I’ve never made a book before. What book do you recommend I start with from Making Handmade Books? I’d start with some basics (not necessarily in this order): side binding (page 90), single signature (page 95), circle accordion (page 119), X book (page 32), Pants book (page 36). There’s always perfect binding (page 61), which is just gluing a stack of paper together. Some other easy ones are the palm leaf (page 86) and the fan (page 86). Another thought is to just pick one, any one, and keep making it, over and over, until you understand it and master it.
What does being a book artist mean to you? What is an artist’s book? As a book artist I am constantly thinking about new ways of reading, how language and imagery can merge, different ways of creating an interactive space, how a narrative changes when it is put into a different book structure, and basics like how to attach two things. In short, I solve puzzles, which I enjoy. Each unique idea presents a unique puzzle to solve. This may be true for other artists, I just happen to be focused on the book as my expressive medium.

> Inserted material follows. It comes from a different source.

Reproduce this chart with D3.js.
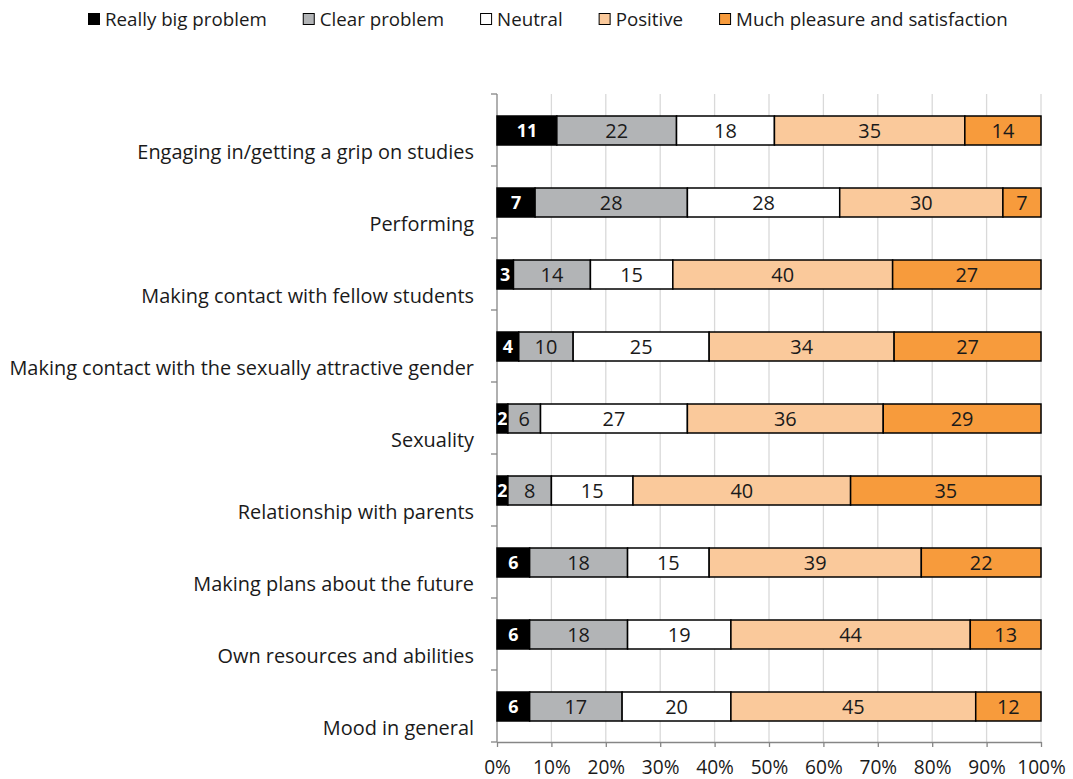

As I explain in Making Handmade Books under Basic Terms, an artist’s book is “a book made by a person who likes to make art. The artist controls the work from start to finish, making all the decisions about text, binding, illustrations, and design.” I originally wrote those words in 1997, and I’m finding it harder and harder to define an artist’s book in words. Pictures work much better. Making Handmade Books has pictures.
Where can you buy artist’s books? www.vampandtramp.com www.donnaseagergallery.com. You can also look at books in the Special Collections Departments of University and Public Libraries across the country for free. These are the primary collectors of book art.
What are you working on now? What will we see from you in 2011? Actually, I’m working on my MFA in Creative Writing at San Francisco State University, which makes me very happy! During winter and summer breaks I work on new one-of-kind books made out of handmade felt and try to create at least one book edition made of paper that I letterpress print so I can keep in touch with my printmaker side. I learned how to felt from my sister-in-law in 2003. Since 2007, I have been primarily focused on exploring structure and concept possibilities…for felted books.